Friday, January 21, 2005

mother almanac 2005

Today marks the birth of The Saint who gave me birth when she was 20 years and 20 days old, 40 years and 345 days ago. Must have been a scary prospect for a kid to think of raising a kid, but she had already dealt with my dad for over a year, so she must have been pretty prepared and practiced. In any case, something had prepared her for so tough a task, because she seems to have breezed through the next few decades, even though we weren't breezy children, until one by one each of us wee ones got out of her hair and left her once again to focus solely on raising dad.
My turn to step out and find a new woman to cling to came 18 years ago, at which point The Saint had reached the ripe old age of 42, an age that seemed to me to be beyond the ability to fathom.
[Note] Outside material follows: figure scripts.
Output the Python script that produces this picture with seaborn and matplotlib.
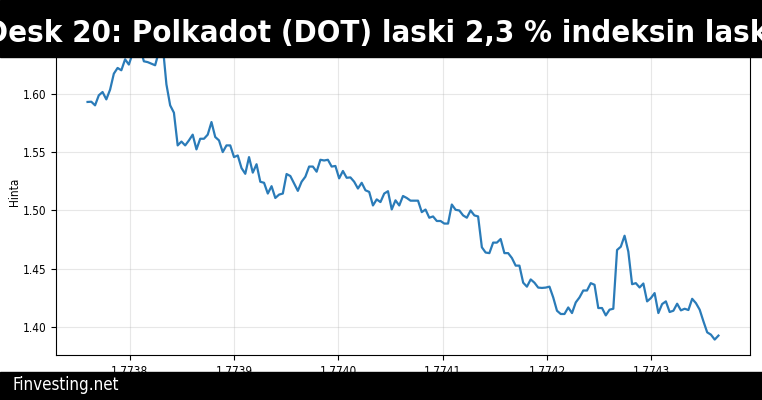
import numpy as np
import pandas as pd
import matplotlib
matplotlib.use("Agg")
import matplotlib.pyplot as plt
import seaborn as sns
from matplotlib.patches import Rectangle

# Hourly DOT price, one week
start_ts = 1773759600
step_s = 3600
hinta = [
    1.5929, 1.5931, 1.5900, 1.5986, 1.6014, 1.5951, 1.6034, 1.6171, 1.6220, 1.6200,
    1.6294, 1.6249, 1.6345, 1.6400, 1.6390, 1.6277, 1.6270, 1.6257, 1.6243, 1.6360,
    1.6420, 1.6080, 1.5900, 1.5837, 1.5557, 1.5590, 1.5557, 1.5600, 1.5649, 1.5523,
    1.5614, 1.5614, 1.5649, 1.5757, 1.5629, 1.5600, 1.5500, 1.5557, 1.5557, 1.5457,
    1.5471, 1.5363, 1.5314, 1.5457, 1.5324, 1.5396, 1.5246, 1.5237, 1.5145, 1.5208,
    1.5107, 1.5136, 1.5145, 1.5312, 1.5295, 1.5231, 1.5168, 1.5246, 1.5289, 1.5376,
    1.5376, 1.5332, 1.5434, 1.5428, 1.5434, 1.5376, 1.5381, 1.5275, 1.5338, 1.5280,
    1.5283, 1.5246, 1.5188, 1.5237, 1.5173, 1.5159, 1.5043, 1.5095, 1.5072, 1.5145,
    1.5165, 1.5009, 1.5087, 1.5043, 1.5124, 1.5107, 1.5084, 1.5084, 1.5084, 1.4986,
    1.5008, 1.4938, 1.4949, 1.4910, 1.4910, 1.4888, 1.4888, 1.5051, 1.5006, 1.5000,
    1.4958, 1.4938, 1.5000, 1.4958, 1.4949, 1.4685, 1.4640, 1.4635, 1.4725, 1.4725,
    1.4756, 1.4635, 1.4635, 1.4593, 1.4528, 1.4528, 1.4382, 1.4348, 1.4410, 1.4382,
    1.4340, 1.4337, 1.4340, 1.4348, 1.4256, 1.4142, 1.4114, 1.4114, 1.4170, 1.4122,
    1.4213, 1.4256, 1.4315, 1.4315, 1.4378, 1.4364, 1.4165, 1.4165, 1.4102, 1.4151,
    1.4159, 1.4662, 1.4690, 1.4784, 1.4648, 1.4369, 1.4378, 1.4341, 1.4375, 1.4222,
    1.4250, 1.4293, 1.4122, 1.4199, 1.4222, 1.4131, 1.4142, 1.4202, 1.4145, 1.4159,
    1.4148, 1.4244, 1.4207, 1.4151, 1.4051, 1.3957, 1.3937, 1.3895, 1.3929,
]
aika = start_ts + step_s * np.arange(len(hinta))

otsikko = "Desk 20: Polkadot (DOT) laski 2,3 % indeksin laskiessa"
lahde = "Finvesting.net"

# kapeampi fontti kuten alkuperäisessä
plt.rcParams["font.family"] = "DejaVu Sans"
plt.rcParams["font.stretch"] = "condensed"

df = pd.DataFrame({"aika": aika, "hinta": hinta})

fig = plt.figure(figsize=(7.62, 4), dpi=100)
ax = fig.add_axes([56 / 762, 45 / 400, 694 / 762, 0.814])

sns.lineplot(data=df, x="aika", y="hinta", ax=ax, color="#2a7bb8", linewidth=1.6)
ax.set_ylim(1.3763, 1.655)
ax.grid(True, alpha=0.3)
ax.set_xlabel("")
ax.set_ylabel("Hinta", fontsize=8.5, labelpad=1)
ax.tick_params(labelsize=8.5)

# mustat palkit ylä- ja alareunaan
fig.patches.append(Rectangle((0, 1 - 57 / 400), 1, 57 / 400, transform=fig.transFigure,
                             color="black", zorder=5))
fig.patches.append(Rectangle((0, 0), 1, 28 / 400, transform=fig.transFigure,
                             color="black", zorder=5))
fig.text(-15 / 762, 1 - 34 / 400, otsikko, color="white", fontsize=22.3,
         fontweight="bold", ha="left", va="center", zorder=6)
fig.text(12 / 762, 15 / 400, lahde, color="white", fontsize=12.2,
         ha="left", va="center", zorder=6)

fig.savefig("out.png", dpi=100)
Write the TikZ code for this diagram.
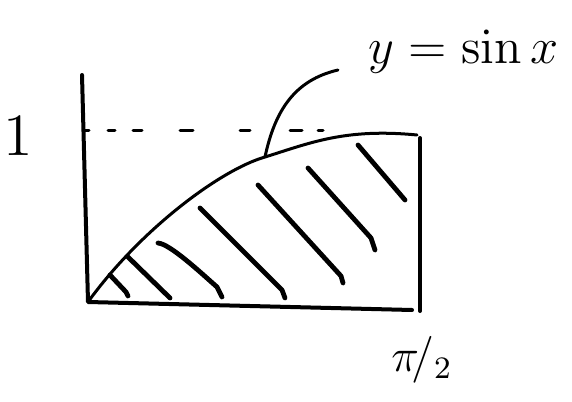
\documentclass[tikz,border=0pt]{standalone}
\usepackage{amsmath}
\begin{document}
\begin{tikzpicture}[x=1pt,y=-1pt,line cap=round,line join=round,
  axisline/.style={line width=4pt},
  graphline/.style={line width=3pt},
  hatchline/.style={line width=4.8pt},
  dashline/.style={line width=3pt},
  bigtext/.style={inner sep=0pt,font=\large}]
\useasboundingbox (0,0) rectangle (572,401);
% axes and box
\coordinate (O) at (88,302);
\coordinate (Ytop) at (82,75);
\coordinate (Bend) at (412,310);
\coordinate (Rtop) at (420,138);
\coordinate (Rbot) at (420,311);
\draw[axisline] (Ytop) -- (O) -- (Bend);
\draw[axisline] (Rtop) -- (Rbot);
% dashed level y=1
\foreach \a/\b in {85/89,108/115,133/142,180/193,240/250,290/302,318/323}
  \draw[dashline] (\a,130) -- (\b,130);
% curve y = sin x
\coordinate (P) at (265,157);
\coordinate (E) at (417,135);
\draw[graphline] (O) .. controls (140,230) and (220,170) .. (P)
  .. controls (310,143) and (345,128) .. (E);
% hatching
\draw[hatchline] (110,275) -- (126,292) -- (128,296);
\draw[hatchline] (128,257) -- (170,298);
\draw[hatchline] (158,243) .. controls (170,244) and (200,272) .. (217,287) -- (222,297);
\draw[hatchline] (200,208) -- (282,290) -- (285,298);
\draw[hatchline] (258,185) -- (341,276) -- (343,283);
\draw[hatchline] (308,168) -- (371,238) -- (375,250);
\draw[hatchline] (358,145) -- (405,200);
% labels
\node[bigtext,scale=5] (one) at (18,136) {1};
\node[bigtext,scale=4.2,anchor=base west] (lab) at (368,64) {$y=\sin x$};
\node[bigtext,scale=3.9] (half) at (422,360) {$\pi\!/_{2}$};
% pointer
\coordinate (Q) at (338,70);
\draw[graphline] (P) .. controls (275,110) and (295,80) .. (Q);
\end{tikzpicture}
\end{document}
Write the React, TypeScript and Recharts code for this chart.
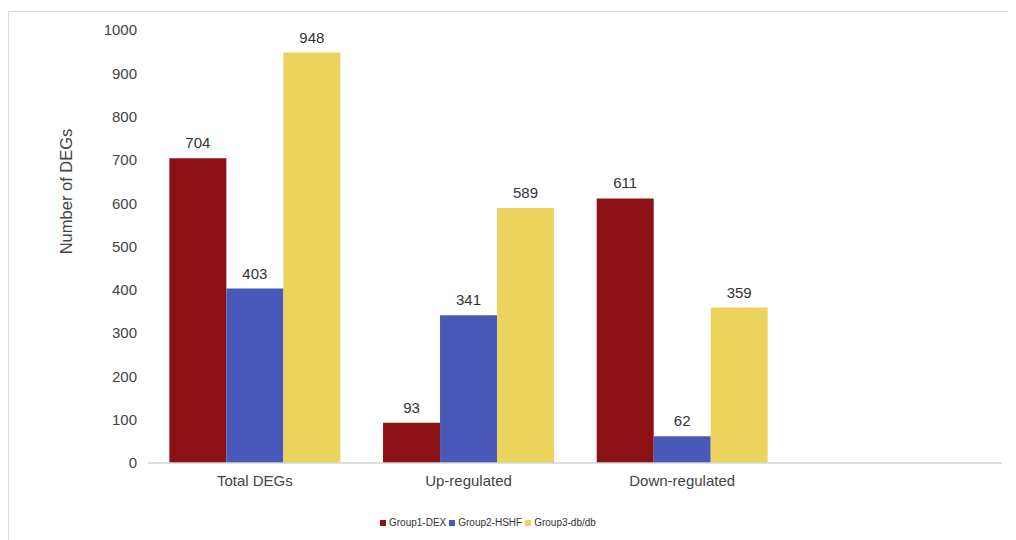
import React from 'react';
import { BarChart, Bar, XAxis, YAxis, LabelList } from 'recharts';

const categories = ['Total DEGs', 'Up-regulated', 'Down-regulated'];
const group1Dex = [704, 93, 611];
const group2Hshf = [403, 341, 62];
const group3Dbdb = [948, 589, 359];
const yTicks = [0, 100, 200, 300, 400, 500, 600, 700, 800, 900, 1000];

const series = [
  { key: 'g1', name: 'Group1-DEX', color: '#8c1115', values: group1Dex },
  { key: 'g2', name: 'Group2-HSHF', color: '#4a59b8', values: group2Hshf },
  { key: 'g3', name: 'Group3-db/db', color: '#ecd35e', values: group3Dbdb },
];

const data = categories.map((c, i) => {
  const row: Record<string, string | number> = { category: c };
  series.forEach((s) => {
    row[s.key] = s.values[i];
  });
  return row;
});

const FONT = '"Liberation Sans", Arial, Helvetica, sans-serif';

const YLabel = (props: any) => {
  const vb = props.viewBox || {};
  const x = vb.x - 22;
  const y = vb.y + vb.height / 2 - 55;
  return (
    <text
      x={x}
      y={y}
      transform={`rotate(-90, ${x}, ${y})`}
      textAnchor="middle"
      dominantBaseline="central"
      fontSize={16.5}
      fill="#444"
      fontFamily={FONT}
    >
      Number of DEGs
    </text>
  );
};

export default function App() {
  return (
    <div style={{ position: 'relative', width: 1008, height: 532, background: '#fff', fontFamily: FONT }}>
      <div
        style={{
          position: 'absolute',
          left: 0,
          top: 3,
          right: -8,
          bottom: -8,
          borderTop: '1.5px solid #dcdcdc',
          borderLeft: '1.5px solid #dcdcdc',
        }}
      />
      <div style={{ position: 'absolute', left: 0, top: 0 }}>
        <BarChart
          width={1008}
          height={532}
          data={data}
          margin={{ top: 22, right: 14, bottom: 47, left: 80 }}
          barGap={0}
          barCategoryGap="10%"
        >
          <XAxis
            dataKey="category"
            axisLine={{ stroke: '#d4d4d4', strokeWidth: 1.5 }}
            tickLine={false}
            tickMargin={6}
            height={30}
            padding={{ left: 0, right: 213 }}
            tick={{ fontSize: 15, fill: '#444', fontFamily: FONT }}
            interval={0}
          />
          <YAxis
            domain={[0, 1000]}
            ticks={yTicks}
            axisLine={false}
            tickLine={false}
            tickMargin={5}
            width={60}
            tick={{ fontSize: 15, fill: '#444', fontFamily: FONT }}
            label={<YLabel />}
          />
          {series.map((s) => (
            <Bar key={s.key} dataKey={s.key} name={s.name} fill={s.color} isAnimationActive={false}>
              <LabelList
                dataKey={s.key}
                position="top"
                offset={10}
                style={{ fontSize: 15, fill: '#333', fontFamily: FONT }}
              />
            </Bar>
          ))}
        </BarChart>
      </div>
      <div
        style={{
          position: 'absolute',
          left: 372,
          top: 509,
          display: 'flex',
          alignItems: 'center',
          fontSize: 10,
          color: '#333',
          fontFamily: FONT,
          lineHeight: '12px',
        }}
      >
        {series.map((s) => (
          <div key={s.key} style={{ display: 'flex', alignItems: 'center', marginRight: 3 }}>
            <span style={{ display: 'inline-block', width: 6, height: 6, background: s.color, marginRight: 3 }} />
            <span>{s.name}</span>
          </div>
        ))}
      </div>
    </div>
  );
}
Since that day in August, 1986 when I loaded my goo and drove to Pennsylvania to take a wife and job, I have come nearer and nearer to the ripe old age of The Saint who, job finished, turned me loose on that fine August morning. But in some twist of the space/time continuum, some cosmic whip action caused a piece of string to loop so that it touched another piece of the string. While I neared the age that she was when I left her, she began nearing the age that I was when I left.
Imagine the awkward situation in which she now finds herself at 24, trying to raise an old geezer whose quantum loop didn't quite make contact in the same way hers did. No doubt his has also slowed down time, but it hasn't traveled backward like hers has.
She and dad are not the only ones who find this situation awkward. Imagine, at 40, constantly calling a 24 year old for advice. Though her receding age has not diminished her wisdom, nor impeded the acquisition of increasing wisdom normally afforded with the advancement of the years, it is a bit awkward to look to someone nearly half your age for these life-nuggets that are so desperately needed in surviving the advancement of middle age. Truthfully, she has never been where I am, and therefore hasn't much to offer. Oh, that I could reach the middle-age threshold and then reverse the process as she has. Skip the crisis. Skip the saggy skin and crow's feet. Skip the aching joints. Skip the red convertible. Just go straight to a good, solid, 20-something's Rav4.
But there is an upside to a mother who grows ever younger, ever hipper. She dislikes my music less and less as the years pass and she probably won't be nearly as devastated to find out that her 40 year-old son just got a tattoo instead of a red convertible. Actually, I'm a little more worried about my own reaction if I were to find out that she got a tattoo. Say it ain't so.
So on this 21st day of January, 2005, I blogify my love, appreciation, and indebtedness in the form of goofy words and the obligatory MP3 of my Happy Birthday arrangement.
Though the words are all for you, mom, you've got to share the playing of Feliz Cumpleanos del Sur with Greg Gillmeister (happy birthday - you're 41 before me), and a memorial hug for Uncle Roy.